Las proporciones que ha adquirido la producción y el comercio de la marihuana y los pobres resultados –pese a los esfuerzos– alcanzados en su represión, son motivos suficientes para abrir el debate en la sociedad paraguaya acerca de la legalización de esta droga. Son motivos suficientes, pero no son los únicos. También es preciso señalar que la regulación y normatización de este consumo permitirán al Estado arrebatarle un negocio multimillonario al crimen organizado.

Paraguay es además el principal productor de cannabis en Sudamérica y figura entre los primeros en el mundo. La marihuana local abastece los enormes mercados de Argentina y Brasil, llegando también a Chile y más allá. A la sombra de la siembra, acopio, procesamiento, tráfico y consumo de marihuana se ha formado una compleja organización que incluye desde matones hasta autoridades corruptas, abarcando también a simples agricultores y a vendedores de poca monta.

Las ramificaciones llegan al Poder Judicial, al Parlamento, a las instituciones del gobierno, a los municipios, la Policía y el Ministerio Público. Este entramado de soborno, miedo, dinero sucio y violencia se apoya íntegro en el carácter ilegal de la actividad. Retirando esa piedra angular, el edificio del narcotráfico –de marihuana, no de otras sustancias– se derrumba inevitablemente.
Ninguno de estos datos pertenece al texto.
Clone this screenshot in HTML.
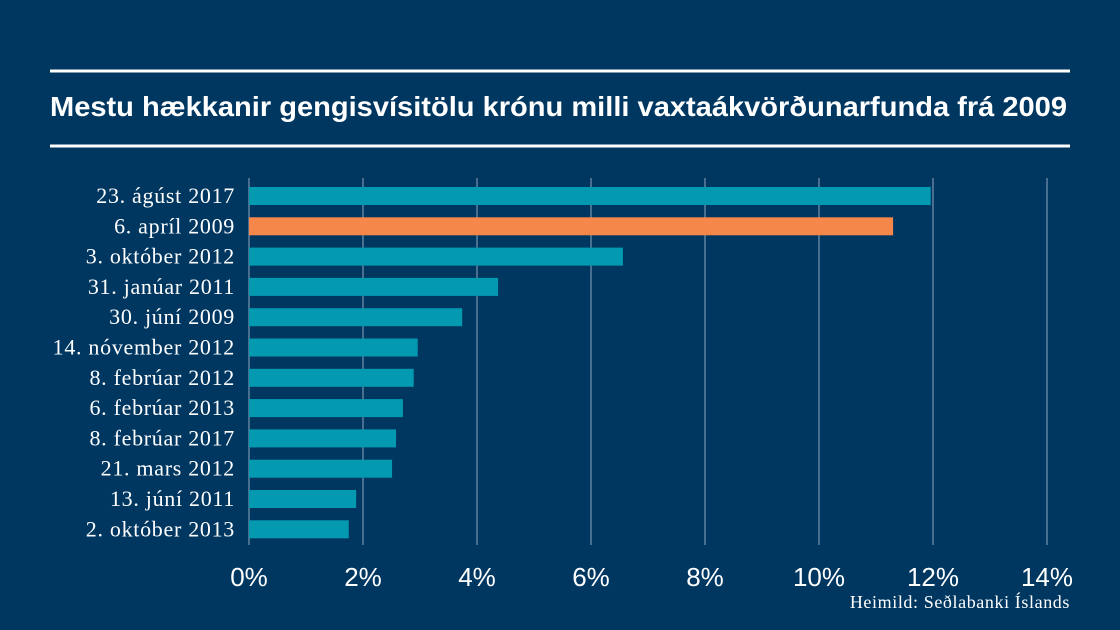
<!DOCTYPE html>
<html><head><meta charset="utf-8"><style>
body{margin:0;background:#003761;}
svg{display:block}
</style></head><body>
<svg id="c" width="1120" height="630" xmlns="http://www.w3.org/2000/svg">
<rect width="1120" height="630" fill="#003761"/>
<line x1="50" y1="71" x2="1070" y2="71" stroke="#fff" stroke-width="3"/>
<text x="50" y="116" fill="#fff" font-family="'Liberation Sans',sans-serif" font-size="28" font-weight="bold" textLength="1017" lengthAdjust="spacingAndGlyphs">Mestu hækkanir gengisvísitölu krónu milli vaxtaákvörðunarfunda frá 2009</text>
<line x1="50" y1="146" x2="1070" y2="146" stroke="#fff" stroke-width="3"/>
<g id="grid"></g><g id="bars"></g><g id="labels"></g><g id="ticks"></g>
<text x="1070" y="608" text-anchor="end" fill="#fff" font-family="'Liberation Serif',serif" font-size="18" letter-spacing="0.6">Heimild: Seðlabanki Íslands</text>
</svg>
<script>
const categories=["23. ágúst 2017","6. apríl 2009","3. október 2012","31. janúar 2011","30. júní 2009","14. nóvember 2012","8. febrúar 2012","6. febrúar 2013","8. febrúar 2017","21. mars 2012","13. júní 2011","2. október 2013"];
const values=[11.96,11.3,6.56,4.37,3.74,2.96,2.89,2.70,2.58,2.51,1.88,1.75];
const highlight=[false,true,false,false,false,false,false,false,false,false,false,false];
const tickValues=[0,2,4,6,8,10,12,14];
const tickLabels=["0%","2%","4%","6%","8%","10%","12%","14%"];
const NS="http://www.w3.org/2000/svg";
const x=v=>249+v*57;
const y=i=>196+i*30.3;
function mk(t,a,p){const e=document.createElementNS(NS,t);for(const k in a)e.setAttribute(k,a[k]);p.appendChild(e);return e;}
const G=document.getElementById('grid'),B=document.getElementById('bars'),L=document.getElementById('labels'),T=document.getElementById('ticks');
tickValues.forEach((v,i)=>{
 const l=mk('line',{x1:x(v),x2:x(v),y1:178,y2:545,stroke:'#8fa6bf','stroke-width':1},G);
 
 
 const t=mk('text',{x:x(v),y:586,'text-anchor':'middle',fill:'#fff','font-family':"'Liberation Sans',sans-serif",'font-size':26},T);
 t.textContent=tickLabels[i];
 
 
});
categories.forEach((c,i)=>{
 const r=mk('rect',{x:x(0),y:y(i)-9,width:x(values[i])-x(0),height:18,fill:highlight[i]?'#f5874a':'#0399b0'},B);
 
 
 const t=mk('text',{x:235,y:y(i)+7,'text-anchor':'end',fill:'#fff','font-family':"'Liberation Serif',serif",'font-size':22,'letter-spacing':0.7},L);
 t.textContent=c;
 
 
});
</script>
</body></html>
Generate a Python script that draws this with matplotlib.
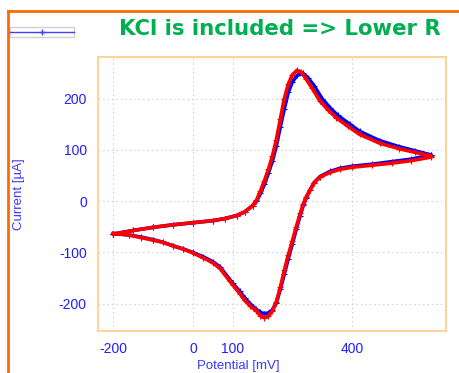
import matplotlib.pyplot as plt
from matplotlib.lines import Line2D
from matplotlib.patches import Rectangle

plt.rcParams['font.family'] = ['Liberation Sans', 'DejaVu Sans']
plt.rcParams['axes.unicode_minus'] = False

# cyclic voltammograms: potential [mV] / current [uA], forward scan then reverse scan
red_fwd_E = [-200, -150, -100, -50, 0, 50, 80, 110, 130, 150, 160, 170, 180, 190, 200, 210,
             220, 230, 240, 250, 262, 272, 285, 300, 320, 340, 360, 390, 420, 470, 520, 560, 600]
red_fwd_I = [-64, -57, -51, -46, -42, -38, -34, -28, -21, -9, 2, 20, 40, 62, 88, 120,
             160, 200, 228, 246, 255, 252, 238, 220, 195, 178, 163, 146, 130, 113, 102, 95, 88]
red_rev_E = [600, 550, 500, 450, 400, 370, 345, 320, 305, 295, 285, 278, 270, 260, 250, 240,
             230, 220, 210, 200, 190, 180, 170, 160, 144, 130, 118, 100, 93, 68, 50, 25, 0,
             -25, -50, -76, -100, -130, -160, -200]
red_rev_I = [86, 79, 74, 70, 66, 62, 56, 47, 36, 22, 8, -5, -24, -50, -78, -105,
             -135, -168, -196, -214, -224, -227, -223, -214, -204, -193, -180, -163, -156, -131, -120, -110, -101,
             -93, -87, -80, -76, -71, -66, -63]

blue_fwd_E = [-200, -150, -100, -50, 0, 50, 80, 110, 130, 150, 160, 170, 180, 190, 200, 210,
              220, 230, 240, 250, 262, 277, 290, 305, 325, 345, 365, 395, 420, 470, 520, 560, 600]
blue_fwd_I = [-64, -57, -51, -46, -42, -38, -34, -28, -21, -9, 0, 15, 33, 55, 78, 108,
              145, 180, 212, 232, 245, 249, 240, 225, 200, 182, 167, 150, 136, 118, 106, 98, 90]
blue_rev_E = [600, 550, 500, 450, 400, 370, 345, 320, 305, 295, 285, 278, 270, 260, 250, 240,
              230, 220, 210, 200, 190, 178, 168, 158, 144, 130, 118, 100, 93, 68, 50, 25, 0,
              -25, -50, -76, -100, -130, -160, -200]
blue_rev_I = [90, 82, 77, 72, 68, 64, 58, 48, 36, 22, 6, -8, -28, -55, -84, -112,
              -142, -172, -198, -212, -218, -219, -216, -210, -200, -188, -176, -160, -153, -128, -118, -108, -100,
              -93, -87, -80, -75, -70, -66, -63]

x_ticks = [-200, 0, 100, 400]
y_ticks = [-200, -100, 0, 100, 200]

tick_blue = '#1f1fff'

fig = plt.figure(figsize=(4.6, 3.73), dpi=100)
ax = fig.add_axes([0.213, 0.1126, 0.7565, 0.7346])

ax.plot(blue_fwd_E + blue_rev_E, blue_fwd_I + blue_rev_I, color='#0000ff',
        lw=2.6, marker='+', ms=4, mew=0.8, solid_joinstyle='round')
ax.plot(red_fwd_E + red_rev_E, red_fwd_I + red_rev_I, color='#ff0000',
        lw=2.6, marker='+', ms=4, mew=0.8, solid_joinstyle='round')

ax.set_xlim(-239, 637)
ax.set_ylim(-253, 281)
ax.set_xticks(x_ticks)
ax.set_yticks(y_ticks)
ax.tick_params(length=0, labelsize=10, labelcolor=tick_blue, pad=8)
ax.grid(True, color='#d4d4d4', linestyle=(0, (1.5, 2.5)), linewidth=0.8)
ax.set_axisbelow(True)
for sp in ax.spines.values():
    sp.set_color('#ffd49a')
    sp.set_linewidth(1.5)

ax.set_ylabel('Current [µA]', color='#3a3aff', fontsize=9.5)
ax.yaxis.set_label_coords(-0.21, 0.5)
ax.set_xlabel('Potential [mV]', color='#3a3aff', fontsize=9.5, va='top')
ax.xaxis.set_label_coords(0.402, -0.105)

fig.text(0.609, 0.922, 'KCl is included => Lower R', color='#00b050',
         fontsize=15.3, fontweight='bold', family='DejaVu Sans', ha='center', va='center')

# slide frame lines
fig.add_artist(Line2D([8 / 460, 8 / 460], [0, 1 - 11 / 373], color='#ff6a00', lw=2))
fig.add_artist(Line2D([8 / 460, 1], [1 - 11 / 373, 1 - 11 / 373], color='#ff6a00', lw=2))

# tiny legend remnant at top left
fig.add_artist(Rectangle((10 / 460, 1 - 37 / 373), 64 / 460, 10 / 373, fill=False,
                         edgecolor='#d0d0d0', lw=1))
fig.add_artist(Line2D([10 / 460, 74 / 460], [1 - 32 / 373, 1 - 32 / 373], color='#4040ff', lw=1))
fig.add_artist(Line2D([42 / 460], [1 - 32 / 373], color='#4040ff', marker='+', ms=4, lw=0))

fig.savefig('out.png', dpi=100)
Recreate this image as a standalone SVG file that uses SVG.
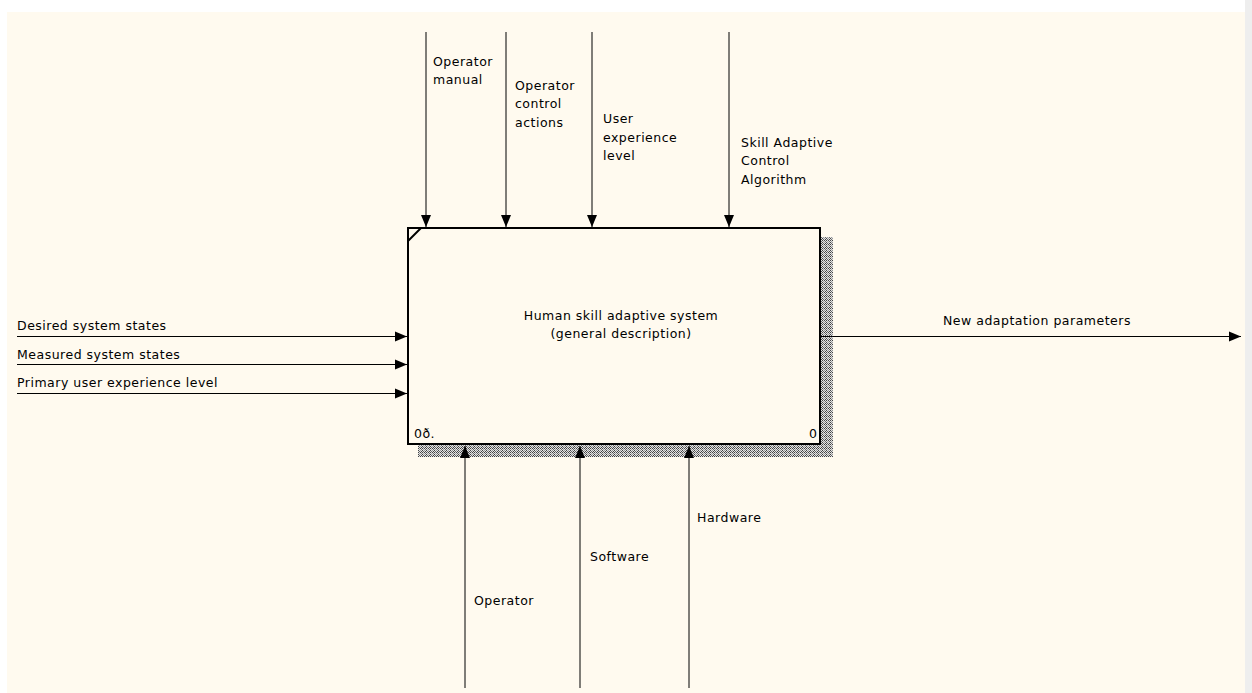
<svg xmlns="http://www.w3.org/2000/svg" width="1252" height="693" viewBox="0 0 1252 693">
  <style>
    .lbl { font-family: "DejaVu Sans", "Liberation Sans", sans-serif; font-size: 12.5px; letter-spacing: 0.5px; fill: #000; }
    .wire { stroke: #000; stroke-width: 1; fill: none; }
  </style>
  <defs>
    <marker id="arrow" viewBox="0 0 12 12" refX="12" refY="6" markerWidth="12" markerHeight="12" markerUnits="userSpaceOnUse" orient="auto">
      <path d="M0,1 L12,6 L0,11 Z" fill="#000"/>
    </marker>
    <pattern id="hatch" width="4" height="4" patternUnits="userSpaceOnUse">
      <rect width="4" height="4" fill="#e4e4e4"/>
      <rect x="0" y="0" width="1" height="1" fill="#444"/>
      <rect x="2" y="0" width="1" height="1" fill="#444"/>
      <rect x="1" y="1" width="1" height="1" fill="#666"/>
      <rect x="3" y="1" width="1" height="1" fill="#999"/>
      <rect x="0" y="2" width="1" height="1" fill="#999"/>
      <rect x="2" y="2" width="1" height="1" fill="#444"/>
      <rect x="3" y="3" width="1" height="1" fill="#666"/>
      <rect x="1" y="3" width="1" height="1" fill="#444"/>
    </pattern>
  </defs>

  <!-- canvas -->
  <rect x="0" y="0" width="1252" height="693" fill="#ffffff"/>
  <rect x="7" y="12" width="1238" height="681" fill="#fffaef"/>
  <rect x="1245" y="0" width="7" height="693" fill="#eeeeee"/>

  <!-- activity box -->
  <g id="node-a0">
    <rect x="821" y="237" width="12" height="220" fill="url(#hatch)"/>
    <rect x="418" y="445" width="415" height="12" fill="url(#hatch)"/>
    <rect x="408" y="228" width="412" height="216" fill="#fffaef" stroke="#000" stroke-width="2"/>
    <line x1="408" y1="241" x2="421" y2="228" stroke="#000" stroke-width="2"/>
    <text class="lbl" x="621" y="320" text-anchor="middle">Human skill adaptive system</text>
    <text class="lbl" x="621" y="338" text-anchor="middle">(general description)</text>
    <text class="lbl" x="414" y="438">0ð.</text>
    <text class="lbl" x="809" y="438">0</text>
  </g>

  <!-- arrows -->
  <g id="connectors">
    <!-- controls -->
    <line class="wire" x1="426" y1="32" x2="426" y2="227" marker-end="url(#arrow)"/>
    <line class="wire" x1="506" y1="32" x2="506" y2="227" marker-end="url(#arrow)"/>
    <line class="wire" x1="592" y1="32" x2="592" y2="227" marker-end="url(#arrow)"/>
    <line class="wire" x1="729" y1="32" x2="729" y2="227" marker-end="url(#arrow)"/>
    <!-- inputs -->
    <line class="wire" x1="17" y1="336.5" x2="407" y2="336.5" marker-end="url(#arrow)"/>
    <line class="wire" x1="17" y1="364.5" x2="407" y2="364.5" marker-end="url(#arrow)"/>
    <line class="wire" x1="17" y1="393.5" x2="407" y2="393.5" marker-end="url(#arrow)"/>
    <!-- output -->
    <line class="wire" x1="821" y1="336.5" x2="1241" y2="336.5" marker-end="url(#arrow)"/>
    <!-- mechanisms -->
    <line class="wire" x1="465" y1="688" x2="465" y2="446" marker-end="url(#arrow)"/>
    <line class="wire" x1="580" y1="688" x2="580" y2="446" marker-end="url(#arrow)"/>
    <line class="wire" x1="689" y1="688" x2="689" y2="446" marker-end="url(#arrow)"/>
  </g>

  <!-- arrow labels -->
  <g id="labels">
    <text class="lbl" x="433" y="66">Operator</text>
    <text class="lbl" x="433" y="84">manual</text>
    <text class="lbl" x="515" y="90">Operator</text>
    <text class="lbl" x="515" y="108">control</text>
    <text class="lbl" x="515" y="127">actions</text>
    <text class="lbl" x="603" y="123">User</text>
    <text class="lbl" x="603" y="142">experience</text>
    <text class="lbl" x="603" y="160">level</text>
    <text class="lbl" x="741" y="147">Skill Adaptive</text>
    <text class="lbl" x="741" y="165">Control</text>
    <text class="lbl" x="741" y="184">Algorithm</text>

    <text class="lbl" x="17" y="330">Desired system states</text>
    <text class="lbl" x="17" y="359">Measured system states</text>
    <text class="lbl" x="17" y="387">Primary user experience level</text>

    <text class="lbl" x="943" y="325">New adaptation parameters</text>

    <text class="lbl" x="474" y="605">Operator</text>
    <text class="lbl" x="590" y="561">Software</text>
    <text class="lbl" x="697" y="522">Hardware</text>
  </g>
</svg>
Año tras año, incluso mes tras mes, son destruidas por la fuerza pública toneladas de marihuana e incontables hectáreas de plantaciones, pero esos golpes no parecen afectar el suministro del producto en los mercados, en los cuales sigue manteniendo además los mismos precios aproximadamente. A la luz de este simple hecho –el producto llega a destino sin mayores contratiempos– solo cabe deducir que el daño que se provoca a los traficantes de marihuana es ínfimo delante de la magnitud de un negocio que además no cesa de crecer, como lo demuestran las estadísticas de requisas y número de consumidores.

Millones de dólares y, sobre todo, valiosas vidas humanas ha costado el combate a este tráfico que sigue gozando de buena salud y cuya ascendente influencia en la política puede convertirlo en el mayor enemigo de las libertades y de la democracia.

La legalización de la marihuana permitirá que los organismos públicos ejerzan control sobre la composición de la sustancia, identificando si existen aditivos u otros tóxicos. Con ello habrá información transparente a disposición de los ciudadanos y se evitará que se agrave el problema de salud pública. Tampoco es un hecho menor que, al ser una actividad legal, la producción y el comercio de marihuana deberán pagar tributos al Estado, recursos que bien pueden destinarse a campañas de educación sobre los efectos de las adicciones o para la atención de las personas con este problema.

En contrapartida, del lado de quienes rechazan la legalización, surge un argumento de peso: La aceptación legal aumentaría inexorablemente el consumo al facilitar el acceso a la sustancia a una cantidad mayor de personas. Se considera además que la marihuana es la puerta de entrada a drogas más potentes y peligrosas. Sería conveniente conocer la experiencia en este sentido de países que ya han legalizado el estupefaciente, como Uruguay. Es de suponer que las autoridades de ese país –con el que compartimos muchas características culturales– habrán realizado algún tipo de monitoreo para detectar un incremento en el consumo. Tal estudio será de gran utilidad para el debate que aquí se propugna.

En definitiva, las autoridades y los ciudadanos deben sopesar con mesura y sensatez los argumentos que se han presentado en torno a este debate a nivel internacional y tomar decisiones que modifiquen el estado actual de cosas en el que el crimen organizado va llevando la delantera.